■ Working data
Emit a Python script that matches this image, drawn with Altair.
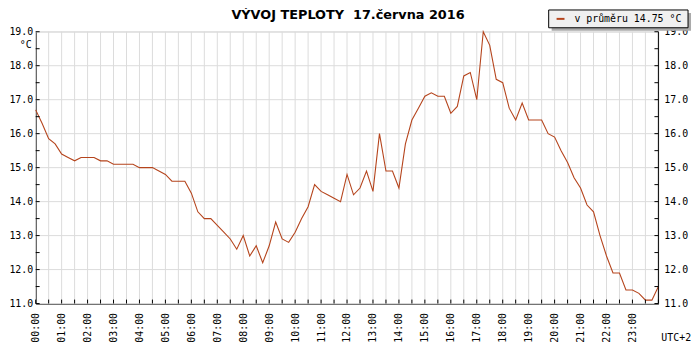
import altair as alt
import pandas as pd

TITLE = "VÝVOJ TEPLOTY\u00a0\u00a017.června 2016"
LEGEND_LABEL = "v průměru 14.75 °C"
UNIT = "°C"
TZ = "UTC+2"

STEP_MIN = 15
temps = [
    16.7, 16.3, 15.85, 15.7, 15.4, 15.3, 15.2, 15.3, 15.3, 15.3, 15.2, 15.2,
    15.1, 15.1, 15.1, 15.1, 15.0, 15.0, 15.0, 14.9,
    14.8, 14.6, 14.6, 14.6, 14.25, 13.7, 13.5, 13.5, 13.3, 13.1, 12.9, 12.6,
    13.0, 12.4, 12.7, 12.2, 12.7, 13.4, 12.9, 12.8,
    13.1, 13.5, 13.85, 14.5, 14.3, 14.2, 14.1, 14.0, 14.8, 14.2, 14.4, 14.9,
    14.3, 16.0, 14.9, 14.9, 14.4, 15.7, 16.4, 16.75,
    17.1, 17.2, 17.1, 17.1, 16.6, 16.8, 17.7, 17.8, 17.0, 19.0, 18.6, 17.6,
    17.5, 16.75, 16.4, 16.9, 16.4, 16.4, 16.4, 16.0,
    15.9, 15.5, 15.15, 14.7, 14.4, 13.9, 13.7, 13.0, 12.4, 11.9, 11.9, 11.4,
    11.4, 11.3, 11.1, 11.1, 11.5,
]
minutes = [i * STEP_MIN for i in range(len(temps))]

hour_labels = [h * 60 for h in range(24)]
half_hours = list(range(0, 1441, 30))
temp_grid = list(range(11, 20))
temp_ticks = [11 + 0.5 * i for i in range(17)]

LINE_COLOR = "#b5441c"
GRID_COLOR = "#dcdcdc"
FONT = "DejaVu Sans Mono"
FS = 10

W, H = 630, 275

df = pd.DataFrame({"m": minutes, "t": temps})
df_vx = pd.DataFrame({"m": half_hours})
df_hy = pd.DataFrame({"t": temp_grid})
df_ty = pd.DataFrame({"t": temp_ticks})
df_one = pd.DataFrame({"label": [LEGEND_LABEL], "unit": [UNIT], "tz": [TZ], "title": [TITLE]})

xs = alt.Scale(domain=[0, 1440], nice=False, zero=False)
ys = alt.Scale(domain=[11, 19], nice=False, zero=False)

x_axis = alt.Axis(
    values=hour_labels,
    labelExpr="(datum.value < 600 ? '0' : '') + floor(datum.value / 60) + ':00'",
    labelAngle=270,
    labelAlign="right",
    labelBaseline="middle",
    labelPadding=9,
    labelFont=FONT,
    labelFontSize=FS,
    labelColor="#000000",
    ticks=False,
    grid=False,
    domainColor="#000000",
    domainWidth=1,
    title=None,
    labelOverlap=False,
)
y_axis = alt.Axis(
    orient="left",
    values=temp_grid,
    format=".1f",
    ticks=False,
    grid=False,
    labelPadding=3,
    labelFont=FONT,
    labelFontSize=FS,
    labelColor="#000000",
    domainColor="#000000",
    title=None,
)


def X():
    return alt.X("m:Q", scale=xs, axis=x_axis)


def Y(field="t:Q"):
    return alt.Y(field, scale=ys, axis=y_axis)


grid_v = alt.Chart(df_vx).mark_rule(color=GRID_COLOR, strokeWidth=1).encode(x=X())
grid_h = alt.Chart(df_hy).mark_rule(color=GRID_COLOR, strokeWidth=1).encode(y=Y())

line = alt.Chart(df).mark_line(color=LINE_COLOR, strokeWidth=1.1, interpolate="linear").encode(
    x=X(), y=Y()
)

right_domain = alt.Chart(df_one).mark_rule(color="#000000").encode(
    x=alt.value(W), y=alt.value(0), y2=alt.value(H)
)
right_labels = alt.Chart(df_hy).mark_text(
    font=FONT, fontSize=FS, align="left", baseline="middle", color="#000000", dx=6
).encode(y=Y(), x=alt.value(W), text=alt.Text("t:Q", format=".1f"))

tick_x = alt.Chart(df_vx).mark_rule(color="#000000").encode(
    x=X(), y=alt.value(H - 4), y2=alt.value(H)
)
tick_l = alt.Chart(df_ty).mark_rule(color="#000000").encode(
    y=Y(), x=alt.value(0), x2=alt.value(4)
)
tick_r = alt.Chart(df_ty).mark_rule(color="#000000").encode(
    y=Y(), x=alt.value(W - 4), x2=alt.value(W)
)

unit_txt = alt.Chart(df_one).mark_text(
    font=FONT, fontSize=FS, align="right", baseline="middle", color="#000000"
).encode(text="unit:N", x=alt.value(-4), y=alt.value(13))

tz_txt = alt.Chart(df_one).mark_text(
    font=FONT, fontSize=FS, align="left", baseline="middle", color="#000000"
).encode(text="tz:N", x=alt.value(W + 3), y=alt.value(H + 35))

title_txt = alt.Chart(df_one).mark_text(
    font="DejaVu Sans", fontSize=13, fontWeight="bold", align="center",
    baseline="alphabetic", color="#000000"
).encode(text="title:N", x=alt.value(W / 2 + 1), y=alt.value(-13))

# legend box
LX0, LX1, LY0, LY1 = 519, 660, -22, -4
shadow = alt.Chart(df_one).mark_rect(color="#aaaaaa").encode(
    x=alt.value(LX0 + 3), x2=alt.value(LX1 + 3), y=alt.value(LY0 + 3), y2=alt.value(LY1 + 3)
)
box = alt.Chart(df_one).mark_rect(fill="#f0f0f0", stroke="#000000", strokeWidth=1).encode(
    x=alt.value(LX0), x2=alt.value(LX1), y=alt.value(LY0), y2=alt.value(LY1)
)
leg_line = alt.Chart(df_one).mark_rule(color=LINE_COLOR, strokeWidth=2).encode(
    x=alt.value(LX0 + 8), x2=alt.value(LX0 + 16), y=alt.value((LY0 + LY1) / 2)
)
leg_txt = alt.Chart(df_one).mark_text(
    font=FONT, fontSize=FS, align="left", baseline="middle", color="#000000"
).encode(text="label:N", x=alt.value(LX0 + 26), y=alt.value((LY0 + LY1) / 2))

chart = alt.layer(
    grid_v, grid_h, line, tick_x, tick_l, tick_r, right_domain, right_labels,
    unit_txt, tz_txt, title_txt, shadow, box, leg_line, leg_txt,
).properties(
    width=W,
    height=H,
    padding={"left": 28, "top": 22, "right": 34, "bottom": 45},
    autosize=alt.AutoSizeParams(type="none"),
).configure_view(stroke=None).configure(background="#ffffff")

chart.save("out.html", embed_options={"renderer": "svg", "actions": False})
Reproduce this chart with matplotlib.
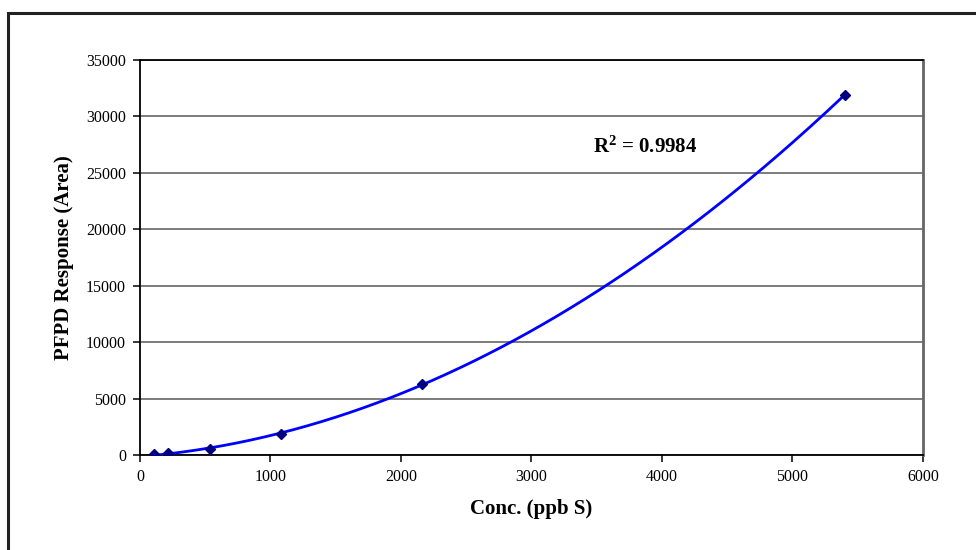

■ Your goal
Transcribe the opening line of the listing above, please, and every line after it through the line with "return alt.Y(field, scale=ys, axis=y_axis)", word for word, without pictures.

■ Response
Emit a Python script that matches this image, drawn with Altair.
import altair as alt
import pandas as pd

TITLE = "VÝVOJ TEPLOTY\u00a0\u00a017.června 2016"
LEGEND_LABEL = "v průměru 14.75 °C"
UNIT = "°C"
TZ = "UTC+2"

STEP_MIN = 15
temps = [
    16.7, 16.3, 15.85, 15.7, 15.4, 15.3, 15.2, 15.3, 15.3, 15.3, 15.2, 15.2,
    15.1, 15.1, 15.1, 15.1, 15.0, 15.0, 15.0, 14.9,
    14.8, 14.6, 14.6, 14.6, 14.25, 13.7, 13.5, 13.5, 13.3, 13.1, 12.9, 12.6,
    13.0, 12.4, 12.7, 12.2, 12.7, 13.4, 12.9, 12.8,
    13.1, 13.5, 13.85, 14.5, 14.3, 14.2, 14.1, 14.0, 14.8, 14.2, 14.4, 14.9,
    14.3, 16.0, 14.9, 14.9, 14.4, 15.7, 16.4, 16.75,
    17.1, 17.2, 17.1, 17.1, 16.6, 16.8, 17.7, 17.8, 17.0, 19.0, 18.6, 17.6,
    17.5, 16.75, 16.4, 16.9, 16.4, 16.4, 16.4, 16.0,
    15.9, 15.5, 15.15, 14.7, 14.4, 13.9, 13.7, 13.0, 12.4, 11.9, 11.9, 11.4,
    11.4, 11.3, 11.1, 11.1, 11.5,
]
minutes = [i * STEP_MIN for i in range(len(temps))]

hour_labels = [h * 60 for h in range(24)]
half_hours = list(range(0, 1441, 30))
temp_grid = list(range(11, 20))
temp_ticks = [11 + 0.5 * i for i in range(17)]

LINE_COLOR = "#b5441c"
GRID_COLOR = "#dcdcdc"
FONT = "DejaVu Sans Mono"
FS = 10

W, H = 630, 275

df = pd.DataFrame({"m": minutes, "t": temps})
df_vx = pd.DataFrame({"m": half_hours})
df_hy = pd.DataFrame({"t": temp_grid})
df_ty = pd.DataFrame({"t": temp_ticks})
df_one = pd.DataFrame({"label": [LEGEND_LABEL], "unit": [UNIT], "tz": [TZ], "title": [TITLE]})

xs = alt.Scale(domain=[0, 1440], nice=False, zero=False)
ys = alt.Scale(domain=[11, 19], nice=False, zero=False)

x_axis = alt.Axis(
    values=hour_labels,
    labelExpr="(datum.value < 600 ? '0' : '') + floor(datum.value / 60) + ':00'",
    labelAngle=270,
    labelAlign="right",
    labelBaseline="middle",
    labelPadding=9,
    labelFont=FONT,
    labelFontSize=FS,
    labelColor="#000000",
    ticks=False,
    grid=False,
    domainColor="#000000",
    domainWidth=1,
    title=None,
    labelOverlap=False,
)
y_axis = alt.Axis(
    orient="left",
    values=temp_grid,
    format=".1f",
    ticks=False,
    grid=False,
    labelPadding=3,
    labelFont=FONT,
    labelFontSize=FS,
    labelColor="#000000",
    domainColor="#000000",
    title=None,
)


def X():
    return alt.X("m:Q", scale=xs, axis=x_axis)


def Y(field="t:Q"):
    return alt.Y(field, scale=ys, axis=y_axis)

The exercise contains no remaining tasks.